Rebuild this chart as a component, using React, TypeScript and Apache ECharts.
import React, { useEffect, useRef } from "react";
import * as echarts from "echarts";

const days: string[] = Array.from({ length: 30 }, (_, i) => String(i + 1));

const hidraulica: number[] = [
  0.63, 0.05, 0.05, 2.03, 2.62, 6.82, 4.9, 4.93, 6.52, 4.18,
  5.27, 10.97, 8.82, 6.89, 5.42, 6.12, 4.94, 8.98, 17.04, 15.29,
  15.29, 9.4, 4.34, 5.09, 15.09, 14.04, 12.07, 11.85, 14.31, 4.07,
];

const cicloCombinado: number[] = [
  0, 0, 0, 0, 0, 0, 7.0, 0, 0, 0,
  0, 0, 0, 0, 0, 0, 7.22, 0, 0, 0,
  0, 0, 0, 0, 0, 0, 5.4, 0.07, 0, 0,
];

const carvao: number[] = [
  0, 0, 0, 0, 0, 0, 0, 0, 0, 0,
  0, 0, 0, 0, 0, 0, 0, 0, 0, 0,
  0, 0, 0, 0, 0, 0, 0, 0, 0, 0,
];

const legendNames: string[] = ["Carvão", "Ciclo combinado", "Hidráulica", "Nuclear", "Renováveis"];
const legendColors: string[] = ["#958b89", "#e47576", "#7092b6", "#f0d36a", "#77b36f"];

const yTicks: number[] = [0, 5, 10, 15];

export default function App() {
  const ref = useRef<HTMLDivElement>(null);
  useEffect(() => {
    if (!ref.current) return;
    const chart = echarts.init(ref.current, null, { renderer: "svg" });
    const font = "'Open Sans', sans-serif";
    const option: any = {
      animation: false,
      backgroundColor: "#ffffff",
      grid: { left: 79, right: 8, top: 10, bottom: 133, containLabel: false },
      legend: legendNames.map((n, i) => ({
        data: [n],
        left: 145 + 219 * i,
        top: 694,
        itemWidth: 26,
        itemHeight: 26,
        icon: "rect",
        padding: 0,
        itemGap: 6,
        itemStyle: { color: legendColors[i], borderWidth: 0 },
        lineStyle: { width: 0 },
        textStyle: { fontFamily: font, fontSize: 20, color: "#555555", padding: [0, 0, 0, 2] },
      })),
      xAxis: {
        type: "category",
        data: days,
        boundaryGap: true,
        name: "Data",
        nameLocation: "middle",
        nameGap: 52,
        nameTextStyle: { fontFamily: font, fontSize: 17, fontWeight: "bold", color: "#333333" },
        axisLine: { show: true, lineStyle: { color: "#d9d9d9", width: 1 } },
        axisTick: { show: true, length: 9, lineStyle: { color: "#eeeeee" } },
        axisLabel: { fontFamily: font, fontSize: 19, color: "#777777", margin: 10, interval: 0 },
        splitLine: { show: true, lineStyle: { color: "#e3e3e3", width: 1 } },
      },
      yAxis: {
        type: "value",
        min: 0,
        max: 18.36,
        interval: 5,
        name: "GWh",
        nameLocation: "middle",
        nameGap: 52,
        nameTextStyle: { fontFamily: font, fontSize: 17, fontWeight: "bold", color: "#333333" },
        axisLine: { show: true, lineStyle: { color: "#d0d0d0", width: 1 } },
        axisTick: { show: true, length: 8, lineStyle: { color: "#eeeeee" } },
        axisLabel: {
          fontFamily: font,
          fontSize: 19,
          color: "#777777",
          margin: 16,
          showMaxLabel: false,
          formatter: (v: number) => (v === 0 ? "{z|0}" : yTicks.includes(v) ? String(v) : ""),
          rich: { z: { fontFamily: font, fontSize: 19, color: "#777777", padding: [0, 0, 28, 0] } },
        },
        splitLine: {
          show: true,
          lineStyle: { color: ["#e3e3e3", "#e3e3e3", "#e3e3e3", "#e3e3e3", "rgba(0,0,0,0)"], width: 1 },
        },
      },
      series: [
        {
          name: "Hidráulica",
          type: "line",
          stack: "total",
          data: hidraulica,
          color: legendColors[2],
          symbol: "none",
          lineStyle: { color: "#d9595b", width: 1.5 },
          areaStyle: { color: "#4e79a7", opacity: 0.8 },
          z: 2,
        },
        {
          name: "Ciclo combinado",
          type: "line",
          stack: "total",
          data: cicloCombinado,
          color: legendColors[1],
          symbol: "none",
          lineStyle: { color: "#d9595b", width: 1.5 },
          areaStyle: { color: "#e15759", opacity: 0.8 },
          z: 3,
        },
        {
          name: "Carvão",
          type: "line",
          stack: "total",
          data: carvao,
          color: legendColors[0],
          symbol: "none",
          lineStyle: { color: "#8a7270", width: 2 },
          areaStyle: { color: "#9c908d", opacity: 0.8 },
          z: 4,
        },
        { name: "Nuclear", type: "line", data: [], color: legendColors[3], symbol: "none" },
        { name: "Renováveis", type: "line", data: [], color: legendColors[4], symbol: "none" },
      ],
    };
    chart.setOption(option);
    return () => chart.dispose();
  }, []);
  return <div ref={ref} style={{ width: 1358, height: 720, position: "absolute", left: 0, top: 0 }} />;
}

# Given instruction
Print the listing above in full, exactly as it is.

# Answer to the exercise
Rebuild this chart as a component, using React, TypeScript and Apache ECharts.
import React, { useEffect, useRef } from "react";
import * as echarts from "echarts";

const days: string[] = Array.from({ length: 30 }, (_, i) => String(i + 1));

const hidraulica: number[] = [
  0.63, 0.05, 0.05, 2.03, 2.62, 6.82, 4.9, 4.93, 6.52, 4.18,
  5.27, 10.97, 8.82, 6.89, 5.42, 6.12, 4.94, 8.98, 17.04, 15.29,
  15.29, 9.4, 4.34, 5.09, 15.09, 14.04, 12.07, 11.85, 14.31, 4.07,
];

const cicloCombinado: number[] = [
  0, 0, 0, 0, 0, 0, 7.0, 0, 0, 0,
  0, 0, 0, 0, 0, 0, 7.22, 0, 0, 0,
  0, 0, 0, 0, 0, 0, 5.4, 0.07, 0, 0,
];

const carvao: number[] = [
  0, 0, 0, 0, 0, 0, 0, 0, 0, 0,
  0, 0, 0, 0, 0, 0, 0, 0, 0, 0,
  0, 0, 0, 0, 0, 0, 0, 0, 0, 0,
];

const legendNames: string[] = ["Carvão", "Ciclo combinado", "Hidráulica", "Nuclear", "Renováveis"];
const legendColors: string[] = ["#958b89", "#e47576", "#7092b6", "#f0d36a", "#77b36f"];

const yTicks: number[] = [0, 5, 10, 15];

export default function App() {
  const ref = useRef<HTMLDivElement>(null);
  useEffect(() => {
    if (!ref.current) return;
    const chart = echarts.init(ref.current, null, { renderer: "svg" });
    const font = "'Open Sans', sans-serif";
    const option: any = {
      animation: false,
      backgroundColor: "#ffffff",
      grid: { left: 79, right: 8, top: 10, bottom: 133, containLabel: false },
      legend: legendNames.map((n, i) => ({
        data: [n],
        left: 145 + 219 * i,
        top: 694,
        itemWidth: 26,
        itemHeight: 26,
        icon: "rect",
        padding: 0,
        itemGap: 6,
        itemStyle: { color: legendColors[i], borderWidth: 0 },
        lineStyle: { width: 0 },
        textStyle: { fontFamily: font, fontSize: 20, color: "#555555", padding: [0, 0, 0, 2] },
      })),
      xAxis: {
        type: "category",
        data: days,
        boundaryGap: true,
        name: "Data",
        nameLocation: "middle",
        nameGap: 52,
        nameTextStyle: { fontFamily: font, fontSize: 17, fontWeight: "bold", color: "#333333" },
        axisLine: { show: true, lineStyle: { color: "#d9d9d9", width: 1 } },
        axisTick: { show: true, length: 9, lineStyle: { color: "#eeeeee" } },
        axisLabel: { fontFamily: font, fontSize: 19, color: "#777777", margin: 10, interval: 0 },
        splitLine: { show: true, lineStyle: { color: "#e3e3e3", width: 1 } },
      },
      yAxis: {
        type: "value",
        min: 0,
        max: 18.36,
        interval: 5,
        name: "GWh",
        nameLocation: "middle",
        nameGap: 52,
        nameTextStyle: { fontFamily: font, fontSize: 17, fontWeight: "bold", color: "#333333" },
        axisLine: { show: true, lineStyle: { color: "#d0d0d0", width: 1 } },
        axisTick: { show: true, length: 8, lineStyle: { color: "#eeeeee" } },
        axisLabel: {
          fontFamily: font,
          fontSize: 19,
          color: "#777777",
          margin: 16,
          showMaxLabel: false,
          formatter: (v: number) => (v === 0 ? "{z|0}" : yTicks.includes(v) ? String(v) : ""),
          rich: { z: { fontFamily: font, fontSize: 19, color: "#777777", padding: [0, 0, 28, 0] } },
        },
        splitLine: {
          show: true,
          lineStyle: { color: ["#e3e3e3", "#e3e3e3", "#e3e3e3", "#e3e3e3", "rgba(0,0,0,0)"], width: 1 },
        },
      },
      series: [
        {
          name: "Hidráulica",
          type: "line",
          stack: "total",
          data: hidraulica,
          color: legendColors[2],
          symbol: "none",
          lineStyle: { color: "#d9595b", width: 1.5 },
          areaStyle: { color: "#4e79a7", opacity: 0.8 },
          z: 2,
        },
        {
          name: "Ciclo combinado",
          type: "line",
          stack: "total",
          data: cicloCombinado,
          color: legendColors[1],
          symbol: "none",
          lineStyle: { color: "#d9595b", width: 1.5 },
          areaStyle: { color: "#e15759", opacity: 0.8 },
          z: 3,
        },
        {
          name: "Carvão",
          type: "line",
          stack: "total",
          data: carvao,
          color: legendColors[0],
          symbol: "none",
          lineStyle: { color: "#8a7270", width: 2 },
          areaStyle: { color: "#9c908d", opacity: 0.8 },
          z: 4,
        },
        { name: "Nuclear", type: "line", data: [], color: legendColors[3], symbol: "none" },
        { name: "Renováveis", type: "line", data: [], color: legendColors[4], symbol: "none" },
      ],
    };
    chart.setOption(option);
    return () => chart.dispose();
  }, []);
  return <div ref={ref} style={{ width: 1358, height: 720, position: "absolute", left: 0, top: 0 }} />;
}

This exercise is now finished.